▸ **RAW DATA**
* Begin *

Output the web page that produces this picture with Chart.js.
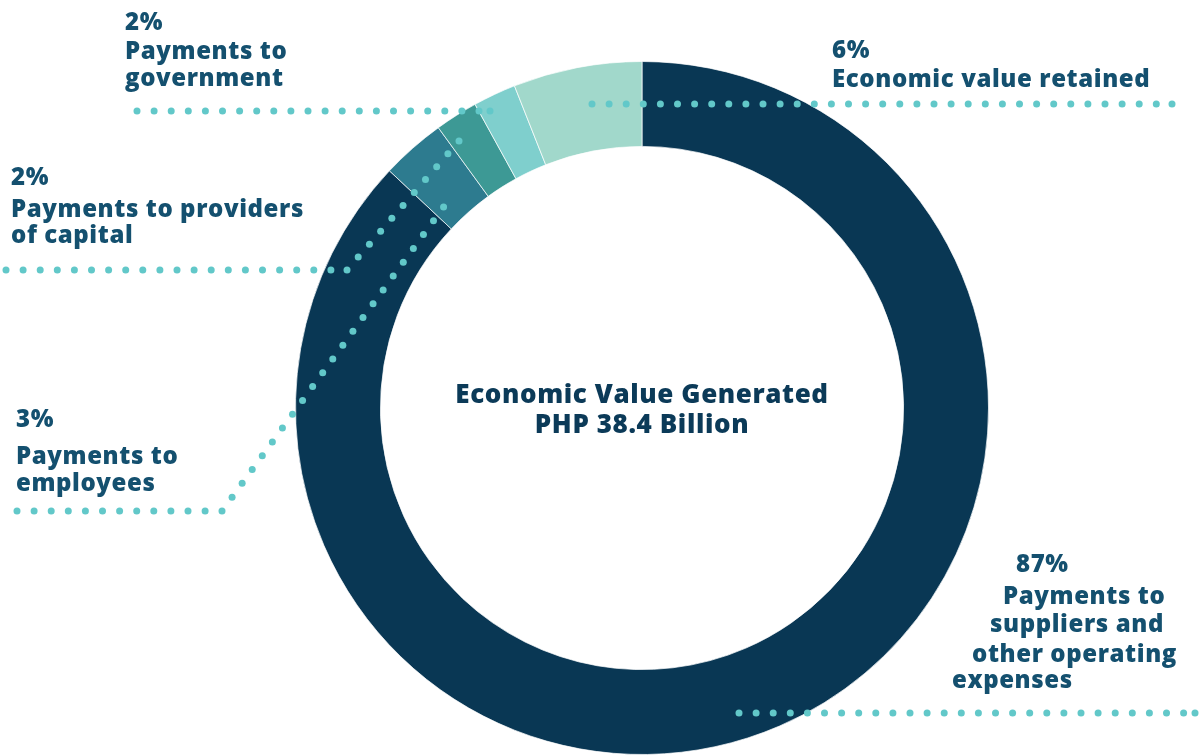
<!DOCTYPE html>
<html>
<head>
<meta charset="utf-8">
<script src="https://cdn.jsdelivr.net/npm/chart.js@4"></script>
<style>
  html, body { margin:0; padding:0; background:#fff; }
  #wrap { width:1199px; height:756px; position:relative; }
</style>
</head>
<body>
<div id="wrap"><canvas id="chart-evg"></canvas></div>
<script>
// data (clockwise from 12 o'clock)
const categories = [
  'Payments to suppliers and other operating expenses',
  'Payments to employees',
  'Payments to providers of capital',
  'Payments to government',
  'Economic value retained',
];
const shares = [87, 3, 2, 2, 6];
const centerTitle = ['Economic Value Generated', 'PHP 38.4 Billion'];

const COLORS = ['#093754', '#2d7b8f', '#3d9995', '#7fcfcd', '#a1d8cb'];
const DOT = '#62c8c9';
const TXT = '#14506f';

// label layout: text lines + leader polyline (pixels)
const LABELS = [
  { lines:[[1016,572,'87%'],[1003,604,'Payments to'],[990,632,'suppliers and'],[972,662,'other operating'],[952,688,'expenses']],
    leader:[[739,713],[1195,713]] },
  { lines:[[16,427,'3%'],[16,464,'Payments to'],[16,491,'employees']],
    leader:[[17,511],[222,511],[445,205]] },
  { lines:[[11,185,'2%'],[11,217,'Payments to providers'],[11,243,'of capital']],
    leader:[[6,270],[347,270],[459,141]] },
  { lines:[[125,30,'2%'],[125,59,'Payments to'],[125,86,'government']],
    leader:[[137,111],[490,111]] },
  { lines:[[832,58,'6%'],[832,87,'Economic value retained']],
    leader:[[592,104],[1172,104]] },
];

function dotsAlong(ctx, pts, step, r) {
  for (let i = 0; i < pts.length - 1; i++) {
    const [x0,y0] = pts[i], [x1,y1] = pts[i+1];
    const len = Math.hypot(x1-x0, y1-y0);
    const n = Math.floor(len / step);
    for (let k = (i === 0 ? 0 : 1); k <= n; k++) {
      const t = k*step/len;
      ctx.beginPath(); ctx.arc(x0+(x1-x0)*t, y0+(y1-y0)*t, r, 0, Math.PI*2); ctx.fill();
    }
    if (n*step < len - 4) { ctx.beginPath(); ctx.arc(x1, y1, r, 0, Math.PI*2); ctx.fill(); }
  }
}

const labelsPlugin = {
  id:'labels',
  afterDraw(chart) {
    const ctx = chart.ctx;
    const meta = chart.getDatasetMeta(0).data[0];
    ctx.save();
    // center text
    ctx.fillStyle = '#0b3a58';
    ctx.font = '800 26px "Open Sans"';
    ctx.letterSpacing = '0.6px';
    ctx.textAlign = 'center';
    ctx.fillText(centerTitle[0], meta.x, 403);
    ctx.fillText(centerTitle[1], meta.x, 433);
    // leaders
    ctx.fillStyle = DOT;
    LABELS.forEach(l => dotsAlong(ctx, l.leader, 17.1, 3.5));
    // label text
    ctx.fillStyle = TXT;
    ctx.textAlign = 'left';
    ctx.font = '800 24px "Open Sans"';
    ctx.letterSpacing = '0.6px';
    LABELS.forEach(l => l.lines.forEach(([x,y,t]) => ctx.fillText(t, x, y)));
    ctx.restore();
  }
};

new Chart(document.getElementById('chart-evg'), {
  type:'doughnut',
  data:{
    labels:categories,
    datasets:[{
      data:shares,
      backgroundColor:COLORS,
      borderColor:'rgba(255,255,255,0.7)',
      borderWidth:1,
    }]
  },
  options:{
    responsive:true, maintainAspectRatio:false,
    animation:false,
    cutout:'75.5%',
    layout:{padding:{left:295, right:210, top:61, bottom:1}},
    plugins:{ legend:{display:false}, tooltip:{enabled:false} },
  },
  plugins:[labelsPlugin]
});
</script>
</body>
</html>
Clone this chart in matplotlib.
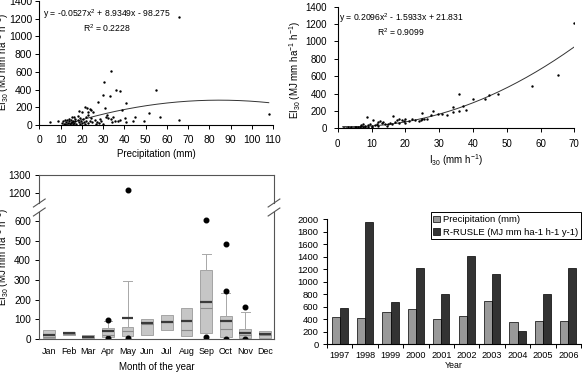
import matplotlib
matplotlib.use("Agg")
import matplotlib.pyplot as plt
import numpy as np

plt.rcParams['font.family'] = ['Liberation Sans', 'DejaVu Sans']
plt.rcParams['mathtext.fontset'] = 'custom'
plt.rcParams['mathtext.rm'] = 'Liberation Sans'
plt.rcParams['mathtext.it'] = 'Liberation Sans:italic'
plt.rcParams['axes.linewidth'] = 0.8

# ---- panel 1: EI30 vs precipitation ----
p1_precip = [5.0, 9.0, 10.5, 11.0, 11.5, 12.0, 12.0, 12.5, 13.0, 13.0, 13.5, 14.0, 14.0, 14.5,
             15.0, 15.0, 15.5, 15.5, 16.0, 16.0, 16.5, 16.5, 17.0, 17.0, 17.5, 18.0, 18.0, 18.5,
             18.6, 19.0, 19.0, 19.5, 20.0, 20.0, 20.5, 21.0, 21.5, 21.5, 22.0, 22.0, 22.6, 23.0,
             23.0, 23.1, 23.8, 24.0, 24.3, 24.5, 25.0, 25.4, 26.0, 26.5, 27.0, 27.4, 28.0, 28.5,
             29.0, 29.8, 30.0, 30.6, 30.9, 31.3, 31.7, 32.5, 33.3, 33.7, 33.7, 34.4, 34.8, 35.6,
             36.1, 37.2, 37.9, 38.0, 38.7, 40.3, 40.6, 40.8, 44.2, 45.0, 49.4, 51.6, 54.9, 56.8,
             65.8, 65.7, 108.0]
p1_ei = [30, 49, 20, 40, 8, 52, 15, 30, 60, 5, 25, 72, 42, 12,
         62, 22, 85, 38, 50, 8, 95, 28, 72, 42, 15, 98, 55, 30,
         160, 80, 10, 45, 150, 25, 65, 35, 207, 15, 95, 50, 196, 110,
         20, 145, 177, 40, 169, 75, 30, 150, 60, 15, 35, 263, 20, 70,
         45, 335, 10, 485, 195, 94, 109, 75, 331, 610, 64, 37, 94, 45,
         395, 45, 384, 56, 169, 75, 37, 245, 49, 87, 45, 139, 391, 94,
         1216, 56, 120]
p1_coef = [-0.0527, 8.9349, -98.275]
p1_eq = "y = -0.0527x$^{2}$ + 8.9349x - 98.275"
p1_r2 = "R$^{2}$ = 0.2228"

# ---- panel 2: EI30 vs I30 ----
p2_i30 = [1.5, 2, 2.5, 3, 3.5, 4, 4.5, 5, 5.5, 6, 6.5, 7, 7, 7.5, 7.5, 8, 8, 8.6, 9, 9,
          9.5, 10, 10, 10.5, 11, 11.5, 12, 12, 12.5, 13, 13.5, 14, 14.5, 15, 15.5, 16, 16.4,
          17, 17.5, 18, 18, 19, 19.5, 20, 20, 21, 22, 23, 24, 24.5, 24.8, 25, 25.5, 26.3,
          27.5, 28.3, 29.6, 31, 32.4, 34, 34, 36, 36, 37, 38, 40.1, 43.6, 44.9, 47.3, 57.5,
          65.3, 70]
p2_ei = [3, 8, 5, 10, 6, 12, 9, 15, 11, 18, 14, 25, 40, 20, 45, 30, 12, 125, 35, 20,
         45, 30, 10, 100, 40, 55, 25, 75, 85, 60, 70, 45, 30, 55, 60, 50, 138,
         75, 90, 105, 65, 95, 80, 110, 60, 85, 105, 95, 80, 95, 172, 105, 110, 112,
         150, 203, 165, 160, 158, 184, 249, 391, 203, 257, 211, 334, 341, 380, 398, 487,
         613, 1216]
p2_coef = [0.2096, -1.5933, 21.831]
p2_eq = "y = 0.2096x$^{2}$ - 1.5933x + 21.831"
p2_r2 = "R$^{2}$ = 0.9099"

# ---- panel 3: monthly box plots ----
months = ['Jan', 'Feb', 'Mar', 'Apr', 'May', 'Jun', 'Jul', 'Aug', 'Sep', 'Oct', 'Nov', 'Dec']
box_q1 = [5, 22, 5, 8, 14, 20, 44, 14, 30, 8, 5, 5]
box_q3 = [44, 37, 22, 56, 59, 100, 123, 157, 352, 118, 51, 42]
box_med = [12, 27, 10, 22, 42, 78, 88, 47, 157, 51, 22, 22]
box_mean = [18, 28, 12, 39, 106, 80, 88, 93, 188, 90, 32, 27]
box_whislo = [5, 22, 5, 8, 14, 20, 44, 14, 30, 8, 5, 5]
box_whishi = [44, 37, 22, 90, 297, 100, 123, 157, 431, 232, 137, 42]
box_fliers = [[], [], [], [95, 3], [1217, 5], [], [], [], [605, 8], [480, 245, 2], [164, 0], []]

# ---- panel 4: yearly bars ----
years = ['1997', '1998', '1999', '2000', '2001', '2002', '2003', '2004', '2005', '2006']
precip_year = [438, 412, 508, 556, 396, 449, 684, 353, 369, 369]
rusle_year = [572, 1963, 679, 1214, 802, 1412, 1118, 214, 802, 1219]

W, H = 582, 377
fig = plt.figure(figsize=(W / 100, H / 100), dpi=100)


def px_axes(l, t, r, b):
    return fig.add_axes([l / W, 1 - b / H, (r - l) / W, (b - t) / H])


ei_label = "EI$_{30}$ (MJ mm ha$^{-1}$ h$^{-1}$)"

# panel 1
ax1 = px_axes(39.3, 1, 273, 125)
ax1.scatter(p1_precip, p1_ei, s=3, color='black', zorder=3, linewidths=0)
xc = np.linspace(12, 108, 200)
ax1.plot(xc, np.polyval(p1_coef, xc), color='#333333', lw=0.7)
ax1.set_xlim(0, 110)
ax1.set_ylim(0, 1400)
ax1.set_xticks(range(0, 111, 10))
ax1.set_yticks(range(0, 1401, 200))
ax1.tick_params(labelsize=7.5, length=3, width=0.7)
ax1.tick_params(axis='x', pad=4)
ax1.tick_params(axis='y', pad=2)
ax1.set_xlabel("Precipitation (mm)", fontsize=7, labelpad=3)
ax1.text(0.015, 0.95, p1_eq, transform=ax1.transAxes, fontsize=6.2, va='top')
ax1.text(0.186, 0.83, p1_r2, transform=ax1.transAxes, fontsize=6.2, va='top')
fig.text(3 / W, 1 - 62 / H, ei_label, rotation=90, fontsize=7, ha='center', va='center')

# panel 2
ax2 = px_axes(337.7, 6.7, 574.3, 128.3)
ax2.scatter(p2_i30, p2_ei, s=3, color='black', zorder=3, linewidths=0)
xc2 = np.linspace(1.5, 70, 200)
ax2.plot(xc2, np.polyval(p2_coef, xc2), color='#333333', lw=0.7)
ax2.set_xlim(0, 70)
ax2.set_ylim(0, 1400)
ax2.set_xticks(range(0, 71, 10))
ax2.set_yticks(range(0, 1401, 200))
ax2.tick_params(labelsize=7.0, length=3, width=0.7)
ax2.tick_params(axis='x', pad=5)
ax2.tick_params(axis='y', pad=5)
ax2.set_xlabel("I$_{30}$ (mm h$^{-1}$)", fontsize=7, labelpad=2)
ax2.text(0.007, 0.96, p2_eq, transform=ax2.transAxes, fontsize=6.2, va='top')
ax2.text(0.166, 0.835, p2_r2, transform=ax2.transAxes, fontsize=6.2, va='top')
fig.text(295 / W, 1 - 70 / H, ei_label, rotation=90, fontsize=7, ha='center', va='center')

for ax in (ax1, ax2):
    ax.spines['top'].set_visible(False)
    ax.spines['right'].set_visible(False)

# panel 3 (broken axis)
ax3t = px_axes(39.3, 175, 274, 203)
ax3b = px_axes(39.3, 212, 274, 339)
stats = []
for i in range(len(months)):
    stats.append(dict(q1=box_q1[i], q3=box_q3[i], med=box_med[i], mean=box_mean[i],
                      whislo=box_whislo[i], whishi=box_whishi[i], fliers=box_fliers[i]))
pos = np.arange(1, len(months) + 1)
for ax in (ax3t, ax3b):
    ax.bxp(stats, positions=pos, widths=0.6, patch_artist=True, showmeans=True, meanline=True,
           capwidths=0.45,
           boxprops=dict(facecolor='#c6c6c6', edgecolor='#9a9a9a', linewidth=0.6),
           medianprops=dict(color='#8a8a8a', linewidth=0.8),
           meanprops=dict(color='#3a3a3a', linewidth=1.6, linestyle='-'),
           whiskerprops=dict(color='#a8a8a8', linewidth=0.7),
           capprops=dict(color='#a8a8a8', linewidth=0.7),
           flierprops=dict(marker='o', markerfacecolor='black', markeredgecolor='black',
                           markersize=3.3))
    ax.set_xlim(0.5, 12.46)
    for sp in ax.spines.values():
        sp.set_color('#555555')
ax3t.set_ylim(1144, 1300)
ax3t.set_yticks([1200, 1300])
ax3b.set_ylim(0, 645)
ax3b.set_yticks(range(0, 601, 100))
ax3t.spines['bottom'].set_visible(False)
ax3b.spines['top'].set_visible(False)
ax3t.tick_params(axis='x', bottom=False, labelbottom=False)
ax3t.tick_params(axis='y', labelsize=7.2, length=3, width=0.7, pad=3)
ax3b.tick_params(axis='y', labelsize=7.2, length=3, width=0.7, pad=3)
ax3b.tick_params(axis='x', labelsize=6.4, length=0, pad=6)
ax3b.set_xticks(pos)
ax3b.set_xticklabels(months)
ax3b.set_xlabel("Month of the year", fontsize=7, labelpad=4)
fig.text(3 / W, 1 - 257 / H, ei_label, rotation=90, fontsize=7, ha='center', va='center')
# break marks
for ax, yb in ((ax3t, 0.0), (ax3b, 1.0)):
    h = ax.get_position().height * H
    for xs in (0.0, 1.0):
        ax.plot([xs - 0.025, xs + 0.025], [yb - 4 / h, yb + 4 / h],
                transform=ax.transAxes, color='#555555', lw=0.8, clip_on=False)

# panel 4
ax4 = px_axes(327, 219.3, 581, 344)
xi = np.arange(len(years))
bw = 0.32
ax4.bar(xi - bw / 2, precip_year, bw, color='#999999', edgecolor='black', linewidth=0.5,
        label='Precipitation (mm)')
ax4.bar(xi + bw / 2, rusle_year, bw, color='#333333', edgecolor='black', linewidth=0.5,
        label='R-RUSLE (MJ mm ha-1 h-1 y-1)')
ax4.set_xlim(-0.5, len(years) - 0.5)
ax4.set_ylim(0, 2000)
ax4.set_yticks(range(0, 2001, 200))
ax4.set_xticks(xi)
ax4.set_xticklabels(years, fontsize=6.6)
ax4.set_xticks(np.arange(-0.5, len(years), 1), minor=True)
ax4.tick_params(axis='x', which='major', length=0, pad=5)
ax4.tick_params(axis='x', which='minor', length=3, width=0.7)
ax4.tick_params(axis='y', labelsize=6.8, length=3, width=0.7, pad=3)
ax4.spines['top'].set_visible(False)
ax4.spines['right'].set_visible(False)
ax4.set_xlabel("Year", fontsize=6.3, labelpad=1)
leg = ax4.legend(loc='upper right', bbox_to_anchor=(1.0, 1.055), fontsize=6.8,
                 fancybox=False, edgecolor='black', framealpha=1, borderpad=0.3,
                 handlelength=0.7, handleheight=0.7, handletextpad=0.3, labelspacing=0.35,
                 borderaxespad=0)
leg.get_frame().set_linewidth(0.7)

fig.savefig("out.png", dpi=100)
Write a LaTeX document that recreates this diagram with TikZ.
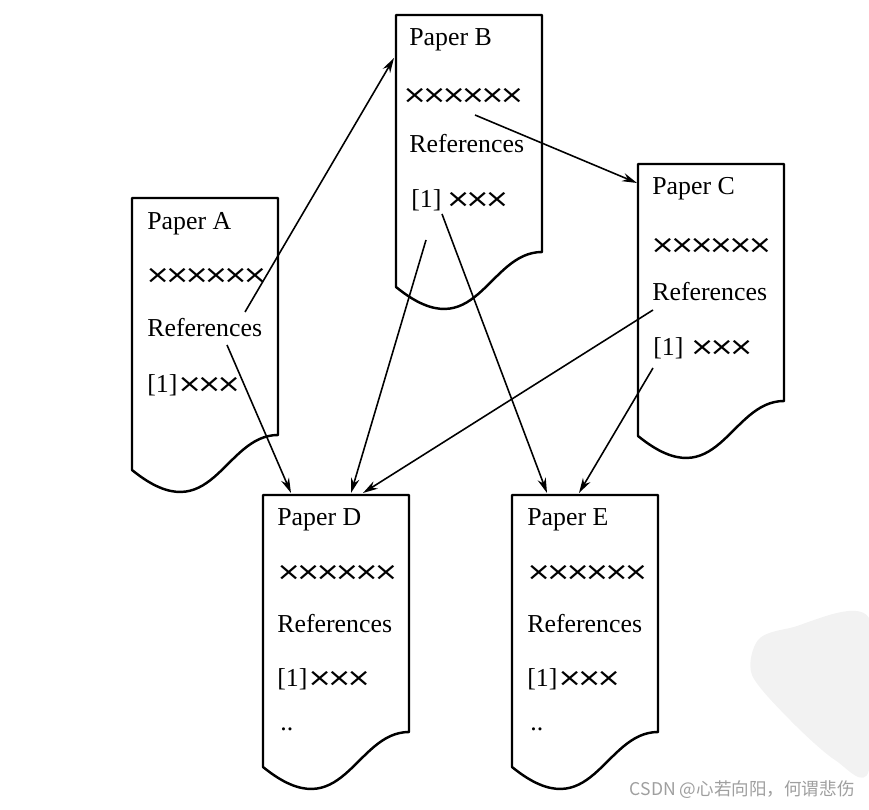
\documentclass[tikz,border=0pt]{standalone}
\usepackage{fontspec}
\usepackage{graphicx}
\setmainfont{Liberation Serif}
\newfontfamily\crossfont{DejaVu Sans}
\newfontfamily\cjkfont{Noto Sans CJK SC}
\usetikzlibrary{arrows.meta,calc}

\tikzset{
  paperline/.style={line width=1.4pt, line join=round},
  papertext/.style={anchor=base west, inner sep=0pt, font=\fontsize{14.7}{17}\selectfont},
  citeline/.style={->, line width=0.9pt},
}
\newcommand{\xmark}{\scalebox{1.05}[0.9]{\crossfont\fontsize{16}{18}\selectfont ×}\kern-3pt}
\newcommand{\threex}{\xmark\xmark\xmark}
\newcommand{\sixx}{\threex\threex}
% outline of one paper sheet, #1 = its top left corner
\newcommand{\paperoutline}[1]{%
  \draw[paperline] (#1) -- ++(146,0) -- ++(0,237)
    .. controls +(-55,0) and +(80,65) .. ++(-146,35) -- cycle;}

\begin{document}
\begin{tikzpicture}[x=0.02cm, y=-0.02cm, >={Stealth[length=3mm,width=1.7mm]}]
    \useasboundingbox (0,0) rectangle (869,810);

    % watermark
    \fill[gray!10] plot[smooth cycle] coordinates {
        (790,628) (869,618) (869,770) (835,760) (790,720) (752,675) (758,640)};
    \node[anchor=base east, inner sep=0pt, text=gray!75,
        font=\cjkfont\fontsize{10}{12}\selectfont] (mark) at (855,795)
        {CSDN @心若向阳，何谓悲伤};

    % papers
    \coordinate (A) at (132,198);
    \coordinate (B) at (396,15);
    \coordinate (C) at (638,164);
    \coordinate (D) at (263,495);
    \coordinate (E) at (512,495);
    \foreach \p in {A,B,C,D,E} {\paperoutline{\p}}

    \node[papertext] (aTitle) at ($(A)+(15,32)$) {Paper A};
    \node[papertext] (aBody) at ($(A)+(13,86)$) {\sixx};
    \node[papertext] (aRef) at ($(A)+(15,139)$) {References};
    \node[papertext] (aOne) at ($(A)+(15,195)$) {[1]\threex};

    \node[papertext] (bTitle) at ($(B)+(13,31)$) {Paper B};
    \node[papertext] (bBody) at ($(B)+(6,89)$) {\sixx};
    \node[papertext] (bRef) at ($(B)+(13,138)$) {References};
    \node[papertext] (bOne) at ($(B)+(15,193)$) {[1]\,\threex};

    \node[papertext] (cTitle) at ($(C)+(14,31)$) {Paper C};
    \node[papertext] (cBody) at ($(C)+(12,90)$) {\sixx};
    \node[papertext] (cRef) at ($(C)+(14,137)$) {References};
    \node[papertext] (cOne) at ($(C)+(15,192)$) {[1] \threex};

    \node[papertext] (dTitle) at ($(D)+(14,31)$) {Paper D};
    \node[papertext] (dBody) at ($(D)+(13,86)$) {\sixx};
    \node[papertext] (dRef) at ($(D)+(14,137)$) {References};
    \node[papertext] (dOne) at ($(D)+(14,191)$) {[1]\threex};
    \node[papertext] (dMore) at ($(D)+(17,235)$) {..};

    \node[papertext] (eTitle) at ($(E)+(15,31)$) {Paper E};
    \node[papertext] (eBody) at ($(E)+(14,86)$) {\sixx};
    \node[papertext] (eRef) at ($(E)+(15,137)$) {References};
    \node[papertext] (eOne) at ($(E)+(15,191)$) {[1]\threex};
    \node[papertext] (eMore) at ($(E)+(18,235)$) {..};

    % citation links
    \coordinate (aTail1) at (245,312);
    \coordinate (aTail2) at (227,345);
    \coordinate (bTail1) at (475,115);
    \coordinate (bTail2) at (426,240);
    \coordinate (bTail3) at (442,214);
    \coordinate (cTail1) at (653,310);
    \coordinate (cTail2) at (653,368);
    \coordinate (bHead) at ($(B)+(-2,43)$);
    \coordinate (cHead) at ($(C)+(-1,19)$);
    \coordinate (dHead1) at ($(D)+(28,-2)$);
    \coordinate (dHead2) at ($(D)+(88,-2)$);
    \coordinate (dHead3) at ($(D)+(100,-2)$);
    \coordinate (eHead1) at ($(E)+(35,-2)$);
    \coordinate (eHead2) at ($(E)+(67,-2)$);

    \draw[citeline] (aTail1) -- (bHead);
    \draw[citeline] (aTail2) -- (dHead1);
    \draw[citeline] (bTail1) -- (cHead);
    \draw[citeline] (bTail2) -- (dHead2);
    \draw[citeline] (bTail3) -- (eHead1);
    \draw[citeline] (cTail1) -- (dHead3);
    \draw[citeline] (cTail2) -- (eHead2);
\end{tikzpicture}
\end{document}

* End *

▸ **TASK TO CARRY OUT**
Exactly reproduce the stretch that starts at the line containing "Write a LaTeX" and ends at the line containing "(0,0) rectangle (869,810);", both ends included; leave any pictures out.

▸ **FINAL RESULT**
Write a LaTeX document that recreates this diagram with TikZ.
\documentclass[tikz,border=0pt]{standalone}
\usepackage{fontspec}
\usepackage{graphicx}
\setmainfont{Liberation Serif}
\newfontfamily\crossfont{DejaVu Sans}
\newfontfamily\cjkfont{Noto Sans CJK SC}
\usetikzlibrary{arrows.meta,calc}

\tikzset{
  paperline/.style={line width=1.4pt, line join=round},
  papertext/.style={anchor=base west, inner sep=0pt, font=\fontsize{14.7}{17}\selectfont},
  citeline/.style={->, line width=0.9pt},
}
\newcommand{\xmark}{\scalebox{1.05}[0.9]{\crossfont\fontsize{16}{18}\selectfont ×}\kern-3pt}
\newcommand{\threex}{\xmark\xmark\xmark}
\newcommand{\sixx}{\threex\threex}
% outline of one paper sheet, #1 = its top left corner
\newcommand{\paperoutline}[1]{%
  \draw[paperline] (#1) -- ++(146,0) -- ++(0,237)
    .. controls +(-55,0) and +(80,65) .. ++(-146,35) -- cycle;}

\begin{document}
\begin{tikzpicture}[x=0.02cm, y=-0.02cm, >={Stealth[length=3mm,width=1.7mm]}]
    \useasboundingbox (0,0) rectangle (869,810);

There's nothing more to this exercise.